Moralité: Fadhel Abdelkefi doit cravacher dur pour convaincre le reste des membres du gouvernement, et surtout, le Parlement qui a tendance à observer une défiance systématique à son égard.

Les autres prédateurs dont les ambitions précitées de la SNDP ne seraient pas à leur goût sont les concurrents privés de la SNDP-AGIL. Ces derniers ne cessent de faire du lobbysme pour pousser à la libéralisation du secteur et à accéder, à terme, à une juteuse clientèle publique. Est-il besoin de rappeler que parmi les gros clients institutionnels de la SNDP figurent l’Etat, l’armée nationale, les entreprises de transport (Transtu, CTN, Tunisair,  sociétés de transport régionales, SNCFT…), de grosses entreprises énergétivores (Groupe chimique, Compagnie de phosphate de Gafsa, STEG, cimenteries…).

Ne pas confondre entreprise publique et “association caritative

Nous pensons que cette société, qui détient 25% du marché de la distribution des produits pétroliers et qui a eu à vendre par le passé à l’étranger, est en droit d’être ambitieuse et d’aller de l’avant, en priorité sur la voie de l’internationalisation et de la conquête de marchés extérieurs. Elle a les atouts nécessaires. C’est une entreprise qui crée de la valeur, ses ressources humaines, de par la spécificité et la dangerosité de leur métier, sont un gage de paix sociale…

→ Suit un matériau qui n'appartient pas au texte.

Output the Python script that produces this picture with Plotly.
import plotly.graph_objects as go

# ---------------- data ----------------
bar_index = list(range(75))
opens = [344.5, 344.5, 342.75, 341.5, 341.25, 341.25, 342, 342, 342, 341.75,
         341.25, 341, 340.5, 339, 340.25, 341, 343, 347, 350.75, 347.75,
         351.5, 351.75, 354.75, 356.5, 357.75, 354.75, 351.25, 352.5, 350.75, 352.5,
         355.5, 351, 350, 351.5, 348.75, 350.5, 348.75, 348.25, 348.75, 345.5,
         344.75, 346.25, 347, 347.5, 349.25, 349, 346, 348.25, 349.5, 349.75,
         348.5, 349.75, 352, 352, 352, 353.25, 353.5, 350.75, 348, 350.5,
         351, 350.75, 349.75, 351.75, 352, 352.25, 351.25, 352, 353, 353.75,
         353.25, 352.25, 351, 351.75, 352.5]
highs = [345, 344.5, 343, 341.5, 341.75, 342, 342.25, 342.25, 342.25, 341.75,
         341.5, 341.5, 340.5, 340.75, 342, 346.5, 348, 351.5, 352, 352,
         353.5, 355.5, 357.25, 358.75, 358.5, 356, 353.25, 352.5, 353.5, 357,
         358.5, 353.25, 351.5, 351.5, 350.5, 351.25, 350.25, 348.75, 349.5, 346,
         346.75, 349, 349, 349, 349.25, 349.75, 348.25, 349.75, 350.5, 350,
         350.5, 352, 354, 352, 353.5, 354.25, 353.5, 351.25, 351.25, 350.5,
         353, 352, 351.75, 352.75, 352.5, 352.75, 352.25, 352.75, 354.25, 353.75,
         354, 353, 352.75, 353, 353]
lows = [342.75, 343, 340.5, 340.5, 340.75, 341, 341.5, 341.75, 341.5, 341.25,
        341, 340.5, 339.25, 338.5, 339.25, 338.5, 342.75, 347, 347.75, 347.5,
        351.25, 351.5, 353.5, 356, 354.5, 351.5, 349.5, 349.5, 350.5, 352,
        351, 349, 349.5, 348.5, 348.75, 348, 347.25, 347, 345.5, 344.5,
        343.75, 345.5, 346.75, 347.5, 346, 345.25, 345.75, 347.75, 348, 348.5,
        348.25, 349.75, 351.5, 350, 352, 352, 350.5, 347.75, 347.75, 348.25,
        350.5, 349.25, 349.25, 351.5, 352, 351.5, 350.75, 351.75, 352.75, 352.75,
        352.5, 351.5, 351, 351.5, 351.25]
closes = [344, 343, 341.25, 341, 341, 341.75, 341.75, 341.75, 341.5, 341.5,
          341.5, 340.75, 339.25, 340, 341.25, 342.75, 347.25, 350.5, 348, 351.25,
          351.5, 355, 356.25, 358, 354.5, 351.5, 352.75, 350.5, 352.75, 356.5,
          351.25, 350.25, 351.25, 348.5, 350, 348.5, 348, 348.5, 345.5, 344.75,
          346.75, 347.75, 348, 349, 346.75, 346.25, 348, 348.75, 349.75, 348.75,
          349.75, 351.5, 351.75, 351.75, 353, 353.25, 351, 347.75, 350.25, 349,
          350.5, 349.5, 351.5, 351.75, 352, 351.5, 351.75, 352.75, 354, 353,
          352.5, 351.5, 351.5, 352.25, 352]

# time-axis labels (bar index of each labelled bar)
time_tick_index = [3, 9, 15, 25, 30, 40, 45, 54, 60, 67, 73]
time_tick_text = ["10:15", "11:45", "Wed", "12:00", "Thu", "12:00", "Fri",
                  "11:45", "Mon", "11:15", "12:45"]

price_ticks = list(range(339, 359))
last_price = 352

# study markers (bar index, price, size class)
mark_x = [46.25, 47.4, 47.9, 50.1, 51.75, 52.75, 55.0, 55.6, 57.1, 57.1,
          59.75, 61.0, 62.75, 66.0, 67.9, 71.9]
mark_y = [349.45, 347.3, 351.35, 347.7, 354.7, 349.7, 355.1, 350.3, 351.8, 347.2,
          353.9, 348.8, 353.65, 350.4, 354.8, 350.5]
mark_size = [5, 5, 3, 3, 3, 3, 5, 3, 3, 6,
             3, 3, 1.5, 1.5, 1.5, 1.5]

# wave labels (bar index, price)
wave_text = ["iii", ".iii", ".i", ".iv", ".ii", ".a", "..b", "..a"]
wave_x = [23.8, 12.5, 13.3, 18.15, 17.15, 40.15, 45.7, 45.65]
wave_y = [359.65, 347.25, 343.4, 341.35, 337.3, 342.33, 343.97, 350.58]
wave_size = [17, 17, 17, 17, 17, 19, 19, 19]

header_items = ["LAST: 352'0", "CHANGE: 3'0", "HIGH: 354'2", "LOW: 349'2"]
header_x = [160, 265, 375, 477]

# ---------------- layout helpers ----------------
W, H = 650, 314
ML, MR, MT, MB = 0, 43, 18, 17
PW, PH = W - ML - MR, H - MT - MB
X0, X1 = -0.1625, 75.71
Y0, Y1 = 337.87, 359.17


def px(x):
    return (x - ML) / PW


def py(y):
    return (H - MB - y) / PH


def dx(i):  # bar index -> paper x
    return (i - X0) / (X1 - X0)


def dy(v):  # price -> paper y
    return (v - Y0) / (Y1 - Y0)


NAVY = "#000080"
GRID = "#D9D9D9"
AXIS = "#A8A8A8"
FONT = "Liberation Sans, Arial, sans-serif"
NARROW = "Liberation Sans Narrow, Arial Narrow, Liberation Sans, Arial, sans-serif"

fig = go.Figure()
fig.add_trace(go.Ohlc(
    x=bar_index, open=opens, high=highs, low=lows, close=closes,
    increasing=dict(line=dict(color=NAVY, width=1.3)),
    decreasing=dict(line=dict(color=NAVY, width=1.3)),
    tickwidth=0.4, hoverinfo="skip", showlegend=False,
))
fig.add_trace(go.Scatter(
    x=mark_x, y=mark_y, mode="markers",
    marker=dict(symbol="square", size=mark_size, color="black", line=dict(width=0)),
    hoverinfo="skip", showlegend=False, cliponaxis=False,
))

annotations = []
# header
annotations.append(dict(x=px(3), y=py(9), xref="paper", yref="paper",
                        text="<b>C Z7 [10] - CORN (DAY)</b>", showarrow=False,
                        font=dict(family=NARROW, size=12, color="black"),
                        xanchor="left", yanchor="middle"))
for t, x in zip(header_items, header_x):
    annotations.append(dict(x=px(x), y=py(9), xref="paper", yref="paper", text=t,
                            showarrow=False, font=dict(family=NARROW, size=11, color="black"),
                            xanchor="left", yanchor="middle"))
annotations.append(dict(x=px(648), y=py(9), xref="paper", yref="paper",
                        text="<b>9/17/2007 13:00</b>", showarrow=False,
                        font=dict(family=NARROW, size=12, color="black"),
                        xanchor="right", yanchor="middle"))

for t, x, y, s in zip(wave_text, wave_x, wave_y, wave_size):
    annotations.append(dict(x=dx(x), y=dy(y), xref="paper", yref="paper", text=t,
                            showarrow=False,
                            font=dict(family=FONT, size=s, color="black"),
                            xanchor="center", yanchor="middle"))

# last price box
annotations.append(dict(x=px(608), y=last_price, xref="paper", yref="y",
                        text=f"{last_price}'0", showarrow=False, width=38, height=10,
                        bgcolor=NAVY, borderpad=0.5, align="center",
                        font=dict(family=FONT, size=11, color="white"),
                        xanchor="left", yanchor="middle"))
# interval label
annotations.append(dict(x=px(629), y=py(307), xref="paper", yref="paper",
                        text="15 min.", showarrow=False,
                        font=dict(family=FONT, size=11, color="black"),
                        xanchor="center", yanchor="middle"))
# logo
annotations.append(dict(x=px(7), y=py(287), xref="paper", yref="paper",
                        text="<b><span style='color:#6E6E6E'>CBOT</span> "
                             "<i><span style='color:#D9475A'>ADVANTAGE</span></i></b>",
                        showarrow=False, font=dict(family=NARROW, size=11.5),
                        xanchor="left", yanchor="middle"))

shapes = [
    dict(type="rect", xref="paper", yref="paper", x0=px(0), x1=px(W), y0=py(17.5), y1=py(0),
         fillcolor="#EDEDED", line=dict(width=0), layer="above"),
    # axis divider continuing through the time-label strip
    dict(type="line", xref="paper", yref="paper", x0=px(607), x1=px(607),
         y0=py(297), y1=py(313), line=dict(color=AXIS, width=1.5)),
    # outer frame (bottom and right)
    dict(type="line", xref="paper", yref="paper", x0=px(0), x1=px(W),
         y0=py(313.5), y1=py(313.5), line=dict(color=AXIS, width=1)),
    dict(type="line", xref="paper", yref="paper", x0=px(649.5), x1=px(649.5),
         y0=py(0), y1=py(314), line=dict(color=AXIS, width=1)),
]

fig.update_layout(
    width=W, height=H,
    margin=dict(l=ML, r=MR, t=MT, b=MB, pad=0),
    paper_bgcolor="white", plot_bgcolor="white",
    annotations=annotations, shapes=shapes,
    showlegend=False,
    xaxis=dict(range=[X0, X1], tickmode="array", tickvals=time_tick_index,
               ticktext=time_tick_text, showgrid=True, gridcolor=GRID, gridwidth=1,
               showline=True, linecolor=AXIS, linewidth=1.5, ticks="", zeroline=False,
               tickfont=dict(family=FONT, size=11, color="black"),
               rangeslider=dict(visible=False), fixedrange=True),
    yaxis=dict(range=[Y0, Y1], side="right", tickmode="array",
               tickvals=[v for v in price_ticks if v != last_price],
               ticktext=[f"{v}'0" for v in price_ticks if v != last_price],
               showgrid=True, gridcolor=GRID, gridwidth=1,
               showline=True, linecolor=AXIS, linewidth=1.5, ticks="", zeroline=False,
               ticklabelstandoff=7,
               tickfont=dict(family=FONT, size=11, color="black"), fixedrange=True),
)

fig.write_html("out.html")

Conséquence : ses ambitions n’engrangent que d’avantages pour la stabilité de l’emploi de son personnel et pour les caisses de l’Etat. La SNDP est avant tout une entreprise économique. Elle se soucie, constamment, de ses équilibres financiers. Elle fournit certes un service public stratégique pas toujours bien rémunéré mais elle est bien loin de l’étiquette qu’on colle, souvent, à l’entreprise publique, celle là même qui assimile cette dernière à une association caritative. Nous avons besoin d’entreprises publiques championnes. C’est à la SNDP de montrer le chemin.